Psychologists specializing in family wealth suggest that the stress often stems from a conflict between a parent’s desire to provide protection and their fear of enabling destructive behavior. In many cases, the financially unstable sibling has relied on parental bailouts for years. When these parents begin to draft their final legacy documents, they realize that a standard inheritance might simply fund the next crisis rather than providing long-term security. This realization often leads to the consideration of ‘incentive trusts’ or ‘spendthrift clauses,’ which allow for the distribution of funds only under specific conditions or in small, managed increments.
However, the decision to cut a child out of a will is never purely about the money. It is an emotional statement that can fracture sibling relationships permanently. Legal experts warn that total disinheritance frequently leads to probate litigation, as the excluded party may challenge the will on grounds of undue influence or lack of capacity. This legal infighting can drain the very estate the parents were trying to protect, leaving the responsible heirs to deal with the fallout. To mitigate this risk, some experts recommend ‘unequal distribution’ rather than total exclusion, or clear communication while the parents are still alive to explain the rationale behind their decisions.
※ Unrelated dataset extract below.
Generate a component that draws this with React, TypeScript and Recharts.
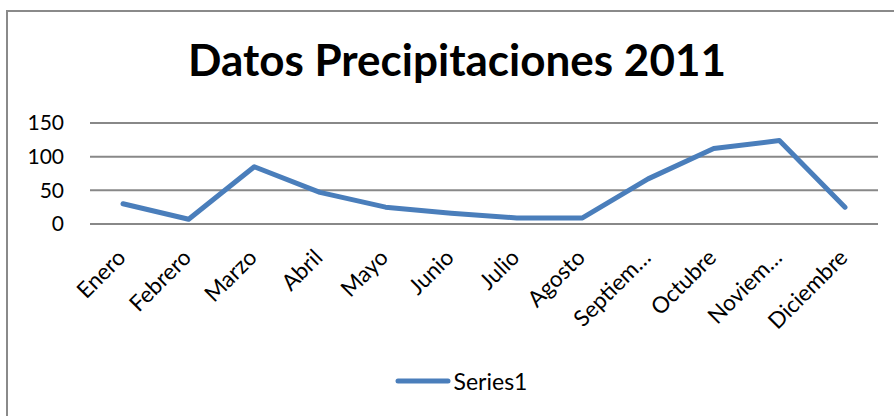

For the responsible siblings watching this unfold, the situation is a delicate tightrope walk. They often find themselves in the role of the informal advisor or the family whistleblower, pointing out the risks of their siblings’ behavior to their parents. While it may feel self-serving to advocate for a larger share of the estate, many argue it is a matter of preserving the family’s legacy. They see it as ensuring that the capital remains available for future generations, such as grandchildren’s education, rather than being evaporated by a sibling’s immediate financial fires.
Ultimately, the shift toward more strategic estate planning reflects a broader change in how society views inheritance. The old tradition of ‘equal shares for all’ is being replaced by a more nuanced approach that prioritizes the longevity of the assets. Parents are increasingly viewing their estate as a tool for impact rather than an automatic entitlement. While the process of making these choices is undeniably stressful, it is often a necessary step in protecting the family’s financial future from the volatility of its most reckless members.